Been trading options for a few months and keep hearing about vega but never paid attention to it.
I focus mostly on delta and time decay but wonder if I’m missing something important. Some trades went wrong even when I got the direction right.
Do you track vega when planning trades? It seems like more complexity but maybe it matters more than I think.
Lost $340 last month ignoring vega on TSLA calls before earnings announcement.
Vega affects options significantly during earnings and news. You can lose 20-40% from volatility crush. Always check IV rank first. A rank over 50 indicates high premium costs.
Vega destroyed more profitable setups than I want to remember when I started ignoring it. You can nail direction perfectly but still lose money if implied volatility tanks after entry. Track it especially before earnings or major events. I learned this the hard way - bought calls before earnings, stock moved up exactly as predicted, but volatility crush killed my gains overnight. Now I always check if IV’s high or low versus historical levels before entering. When volatility’s pumped up, I sell options instead of buying them.

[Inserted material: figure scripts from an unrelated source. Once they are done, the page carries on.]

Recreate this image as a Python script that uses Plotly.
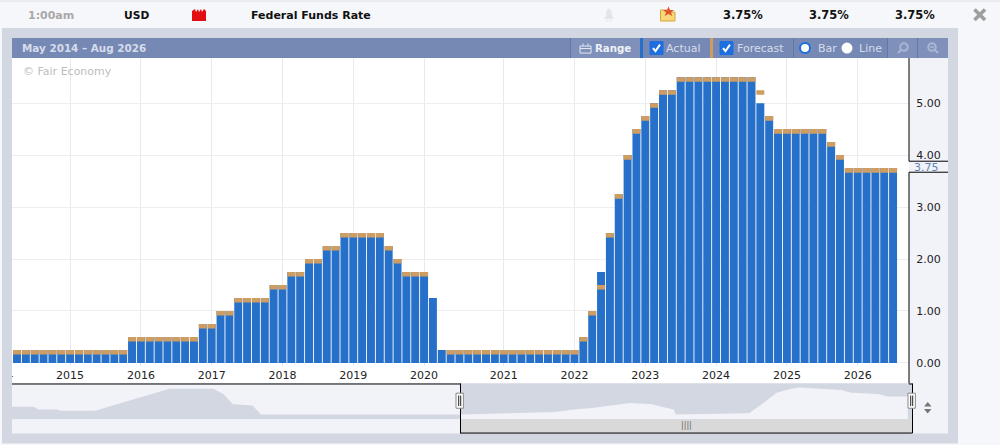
import plotly.graph_objects as go

W = 1000
H = 450
Y_FIX = 1.008  # the page comes out slightly squeezed vertically, so pixel positions are stretched back

# Federal Funds Rate per FOMC meeting, May 2014 - Aug 2026
actual = [0.25] * 13 + [0.50] * 8 + [0.75] * 2 + [1.00] * 2 + [1.25] * 4 + [1.50] * 2 + [1.75] * 2 + [2.00] * 2 \
    + [2.25] * 2 + [2.50] * 5 + [2.25, 2.00, 1.75, 1.75, 1.75, 1.25, 0.25] + [0.25] * 15 \
    + [0.50, 1.00, 1.75, 2.50, 3.25, 4.00, 4.50, 4.75, 5.00, 5.25, 5.25] + [5.50] * 9 \
    + [5.00, 4.75] + [4.50] * 6 + [4.25, 4.00] + [3.75] * 6
forecast = [0.25] * 13 + [0.50] * 8 + [0.75] * 2 + [1.00] * 2 + [1.25] * 4 + [1.50] * 2 + [1.75] * 2 + [2.00] * 2 \
    + [2.25] * 2 + [2.50] * 5 + [2.25, 2.00, 1.75, 1.75, 1.75, None, None] + [0.25] * 15 \
    + [0.50, 1.00, 1.50, 2.50, 3.25, 4.00, 4.50, 4.75, 5.00, 5.25, 5.25] + [5.50] * 9 \
    + [5.25, 4.75] + [4.50] * 6 + [4.25, 4.00] + [3.75] * 6
year_ticks = [6, 14, 22, 30, 38, 46, 55, 63, 71, 79, 87, 95]
year_labels = ["2015", "2016", "2017", "2018", "2019", "2020", "2021", "2022", "2023", "2024", "2025", "2026"]

# navigator series, whole history
nav_dates = ["2002-03-25", "2002-11-01", "2002-12-10", "2003-06-20", "2003-07-20", "2004-06-25", "2006-06-30",
             "2007-09-10", "2007-12-15", "2008-03-20", "2008-10-01", "2008-12-20"]
nav_rates = [1.75, 1.75, 1.25, 1.25, 1.00, 1.00, 5.25, 5.25, 4.25, 2.25, 2.00, 0.25]
nav_dates_sel = ["2014-05-15", "2015-12-15", "2016-12-15", "2017-03-15", "2017-06-15", "2017-12-15", "2018-12-20",
                 "2019-07-30", "2019-10-30", "2020-03-01", "2020-03-20", "2022-03-15", "2022-06-15", "2022-12-15",
                 "2023-05-05", "2023-07-30", "2024-09-15", "2024-12-20", "2025-09-15", "2025-12-15", "2026-07-05"]
nav_rates_sel = [0.25, 0.50, 0.75, 1.00, 1.25, 1.50, 2.50, 2.25, 1.75, 1.25, 0.25, 0.50, 1.75, 4.50,
                 5.25, 5.50, 5.00, 4.50, 4.25, 3.75, 3.75]
nav_dates = nav_dates + nav_dates_sel[:1]
nav_rates = nav_rates + [0.25]

FC_HEIGHT = 0.088  # the forecast is a thin slab sitting under its value
BLUE = "#2670ca"
TAN = "#cf9d60"
PANEL = "#d3d7e1"
SOFT = "#f2f3f8"
HEAD = "#7689b5"
HEAD_TXT = "#d6dcea"


def fx(x):
    return x / W


def fy(y):
    return 1 - y * Y_FIX / H


def rect(x0, y0, x1, y1, fill, layer="below", line=None):
    return dict(type="rect", xref="paper", yref="paper", x0=fx(x0), x1=fx(x1), y0=fy(y0), y1=fy(y1),
                fillcolor=fill, line=dict(width=0 if line is None else 1, color=line or fill), layer=layer)


def seg(x0, y0, x1, y1, color="#000000", width=1, layer="above"):
    return dict(type="line", xref="paper", yref="paper", x0=fx(x0), x1=fx(x1), y0=fy(y0), y1=fy(y1),
                line=dict(color=color, width=width), layer=layer)


def poly(points, fill, line=None, width=1):
    path = "M " + " L ".join(f"{fx(a):.5f},{fy(b):.5f}" for a, b in points) + " Z"
    return dict(type="path", xref="paper", yref="paper", path=path, fillcolor=fill,
                line=dict(width=width if line else 0, color=line or fill), layer="above")


def disc(cx, cy, r, fill, line=None, width=1):
    return dict(type="circle", xref="paper", yref="paper", x0=fx(cx - r), x1=fx(cx + r), y0=fy(cy + r), y1=fy(cy - r),
                fillcolor=fill, line=dict(width=width if line else 0, color=line or fill), layer="above")


def label(x, y, text, color="#111111", size=11, bold=False, anchor="left"):
    return dict(x=fx(x), y=fy(y), xref="paper", yref="paper", text=f"<b>{text}</b>" if bold else text,
                showarrow=False, xanchor=anchor, yanchor="middle", font=dict(size=size, color=color), borderpad=0)


# chrome of the page and the panel
shapes = [
    rect(0, 0, 1000, 450, "#f6f7fb"),
    rect(0, 0, 1000, 2, "#ececf0"),
    rect(2, 28, 958, 443, PANEL),
    rect(12, 38, 948, 58, HEAD),
    rect(570, 38, 640, 58, "#7f91bb"),
    rect(887, 38, 948, 58, "#7f91bb"),
    rect(12, 58, 909, 383, "#ffffff"),
    rect(909, 58, 948, 433, SOFT),
    rect(12, 383, 460, 433, SOFT),
    rect(460, 383, 912, 418.7, PANEL),
    rect(460, 418.7, 912, 432.5, "#d9d9d9"),
    rect(640, 38, 643, 58, BLUE),
    rect(710, 38, 713, 58, TAN),
]
for sep in [570.5, 793.5, 887.5, 917.5]:
    shapes.append(seg(sep, 38, sep, 58, "#6478a6", 1))

# axis lines and the 3.75 marker
shapes += [
    seg(909, 58, 909, 161),
    seg(909, 172, 909, 383),
    seg(909, 161, 948, 161),
    seg(909, 172, 948, 172),
    seg(12, 383.5, 460.5, 383.5),
    seg(460.5, 383, 460.5, 432.5),
    seg(460, 432.5, 912.5, 432.5),
    seg(912.5, 383, 912.5, 432.5),
    seg(909, 383.5, 912.5, 383.5),
]
# navigator handles
for hx in [459.7, 911.7]:
    shapes.append(rect(hx - 3.7, 392.7, hx + 3.7, 407.7, "#ffffff", "above", "#8a8a8a"))
    shapes.append(seg(hx - 1, 395, hx - 1, 405.5, "#222222", 1))
    shapes.append(seg(hx + 1, 395, hx + 1, 405.5, "#222222", 1))
shapes.append(poly([(924, 406), (931.5, 406), (927.7, 401.5)], "#777777"))
shapes.append(poly([(924, 408.5), (931.5, 408.5), (927.7, 413)], "#777777"))

# icons of the top row
shapes.append(poly([(192, 21), (192, 11), (195, 9), (196, 12), (198, 9), (199, 12), (201, 9), (202, 12), (204, 9),
                    (206, 11), (206, 21)], "#e10f12"))
shapes.append(poly([(604, 19), (606, 16), (606.5, 11), (609, 8), (611.5, 11), (612, 16), (614, 19)], "#e4e5ea"))
shapes.append(rect(606, 20, 612, 21.5, "#eceded", "above"))
shapes.append(poly([(660.5, 10), (667, 10), (668, 12), (675, 12), (675, 21), (660.5, 21)], "#f8d778", "#d7a53f"))
shapes.append(poly([(668.5, 6.5), (670, 10), (674, 10), (671, 12.5), (672.3, 16), (668.5, 14), (664.7, 16), (666, 12.5),
                    (663, 10), (667, 10)], "#e2552c"))
shapes.append(seg(974.5, 9.5, 985, 20, "#9d9d9d", 3.5))
shapes.append(seg(985, 9.5, 974.5, 20, "#9d9d9d", 3.5))

# header controls
shapes.append(rect(580, 46, 591, 53, "rgba(0,0,0,0)", "above", "#e4e8f2"))
shapes.append(seg(580, 48.5, 591, 48.5, "#e4e8f2"))
shapes.append(seg(583, 43.5, 583, 46, "#e4e8f2"))
shapes.append(seg(588, 43.5, 588, 46, "#e4e8f2"))
for bx in [650, 720]:
    shapes.append(rect(bx, 41.5, bx + 13, 54.5, "#1d6fe0", "above", "#1d6fe0"))
    shapes.append(dict(type="path", xref="paper", yref="paper", layer="above", line=dict(color="#ffffff", width=2),
                       path=f"M {fx(bx + 3):.5f},{fy(48):.5f} L {fx(bx + 5.5):.5f},{fy(51):.5f} "
                            f"L {fx(bx + 10):.5f},{fy(44.5):.5f}"))
shapes.append(disc(805, 48, 5, "#ffffff", "#1a6fe0", 2))
shapes.append(disc(847, 48, 5.5, "#ffffff"))
shapes.append(disc(904, 47, 3.8, "rgba(0,0,0,0)", "#a9b7d6", 2))
shapes.append(seg(901, 50, 898, 53, "#a9b7d6", 2))
shapes.append(disc(932, 47, 3.8, "rgba(0,0,0,0)", "#a9b7d6", 2))
shapes.append(seg(930, 47, 934, 47, "#a9b7d6", 1.5))
shapes.append(seg(935, 50, 938, 53, "#a9b7d6", 2))

annotations = [
    label(27, 15, "1:00am", "#a8a8a8", bold=True),
    label(123, 15, "USD", size=10.7, bold=True),
    label(250, 15, "Federal Funds Rate", bold=True),
    label(722, 15, "3.75%", size=11.5, bold=True),
    label(808, 15, "3.75%", size=11.5, bold=True),
    label(894, 15, "3.75%", size=11.5, bold=True),
    label(21, 48, "May 2014 – Aug 2026", HEAD_TXT, size=10.4, bold=True),
    label(22, 71, "© Fair Economy", "#bdbdbd"),
    label(594, 48.5, "Range", "#eef1f7", size=10.2, bold=True),
    label(665, 48.5, "Actual", HEAD_TXT),
    label(736, 48.5, "Forecast", HEAD_TXT),
    label(817, 48.5, "Bar", HEAD_TXT),
    label(858, 48.5, "Line", HEAD_TXT),
    label(913, 167, "3.75", "#5f85b5"),
    label(686, 424.5, "||||", "#666666", size=8, anchor="center"),
]

idx = list(range(len(actual)))
fc_base = [None if f is None else f - FC_HEIGHT for f in forecast]
fc_top = [None if f is None else FC_HEIGHT for f in forecast]

fig = go.Figure()
fig.add_trace(go.Bar(x=idx, y=actual, marker=dict(color=BLUE, line_width=0), width=0.9, name="Actual"))
fig.add_trace(go.Bar(x=idx, y=fc_top, base=fc_base, marker=dict(color=TAN, line_width=0), width=0.9, name="Forecast"))

# navigator, grey left of the window and inverted inside it
FLOOR = -0.66
floor_line = dict(width=0)
fig.add_trace(go.Scatter(x=nav_dates, y=[FLOOR] * len(nav_dates), mode="lines", line=floor_line, xaxis="x2", yaxis="y2"))
fig.add_trace(go.Scatter(x=nav_dates, y=nav_rates, mode="lines", line=floor_line, fill="tonexty", fillcolor=PANEL,
                         xaxis="x2", yaxis="y2"))
fig.add_trace(go.Scatter(x=nav_dates_sel, y=[FLOOR] * len(nav_dates_sel), mode="lines", line=floor_line,
                         xaxis="x2", yaxis="y2"))
fig.add_trace(go.Scatter(x=nav_dates_sel, y=nav_rates_sel, mode="lines", line=floor_line, fill="tonexty",
                         fillcolor=SOFT, xaxis="x2", yaxis="y2"))

# 2014 label, cut off by the plot edge
fig.add_trace(go.Scatter(x=[-2], y=[0.45], mode="text", text=["2014"], cliponaxis=True,
                         textfont=dict(size=11, color="#222222"), xaxis="x3", yaxis="y3"))

x_range = [-0.565, 100.8]
fig.update_layout(
    width=W,
    height=H,
    margin=dict(l=0, r=0, t=0, b=0),
    autosize=False,
    showlegend=False,
    barmode="overlay",
    paper_bgcolor="#ffffff",
    plot_bgcolor="rgba(0,0,0,0)",
    font=dict(family="DejaVu Sans", size=11, color="#222222"),
    shapes=shapes,
    annotations=annotations,
    xaxis=dict(domain=[fx(12), fx(909)], range=x_range, tickvals=year_ticks, ticktext=year_labels,
               showgrid=True, gridcolor="#e9eaf0", gridwidth=1, zeroline=False, ticks="", showline=False,
               anchor="y", tickangle=0, tickfont=dict(size=11, color="#222222"), ticklabelstandoff=1),
    yaxis=dict(domain=[fy(366), fy(58)], range=[-3.5 / 51.9, (362.5 - 58) / 51.9], side="right",
               tickvals=[0, 1, 2, 3, 4, 5], tickformat=".2f", showgrid=True, gridcolor="#eeeef2", gridwidth=1,
               zeroline=False, ticks="outside", ticklen=4, tickcolor="rgba(0,0,0,0)", showline=False, anchor="x",
               tickfont=dict(size=11, color="#222222")),
    xaxis2=dict(domain=[fx(12), fx(912)], range=["2002-03-25", "2026-08-15"], type="date", visible=False,
                anchor="y2"),
    yaxis2=dict(domain=[fy(418.7), fy(383)], range=[FLOOR, 6.28], visible=False, anchor="x2"),
    xaxis3=dict(domain=[fx(12), fx(909)], range=x_range, visible=False, anchor="y3"),
    yaxis3=dict(domain=[fy(383), fy(366)], range=[0, 1], visible=False, anchor="x3"),
)

fig.write_html("out.html", config=dict(displayModeBar=False),
               post_script="document.body.style.margin='0';document.body.style.overflow='hidden';")
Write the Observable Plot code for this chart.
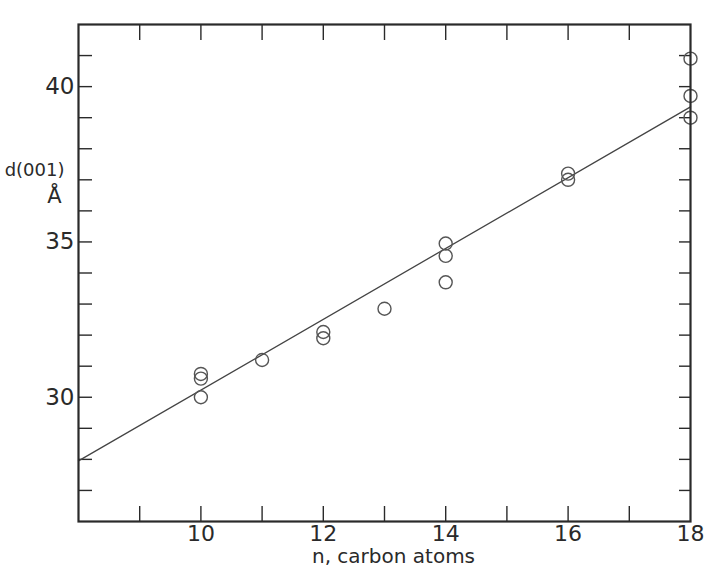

This simple shift boosted my win rate significantly.
Don’t overcomplicate it - just know when you’re fighting volatility versus having it work for you.
My biggest mistake was buying expensive options right before Apple earnings two years ago.
Stock moved exactly where I predicted but vega crushed my position by 60%. That $280 loss taught me to always sell high IV options instead of buying them.
Now I check volatility rank first thing. If it’s above 70, I’m selling not buying.
Trades can suffer due to volatility shifts, even if the direction is right. Vega impacts longer-dated options more than weeklies, which have less sensitivity to volatility swings.
As expiration approaches, vega’s influence diminishes and theta becomes more significant.
Always take a look at the volatility context. High volatility can make buying options too costly, while low volatility might not justify selling them.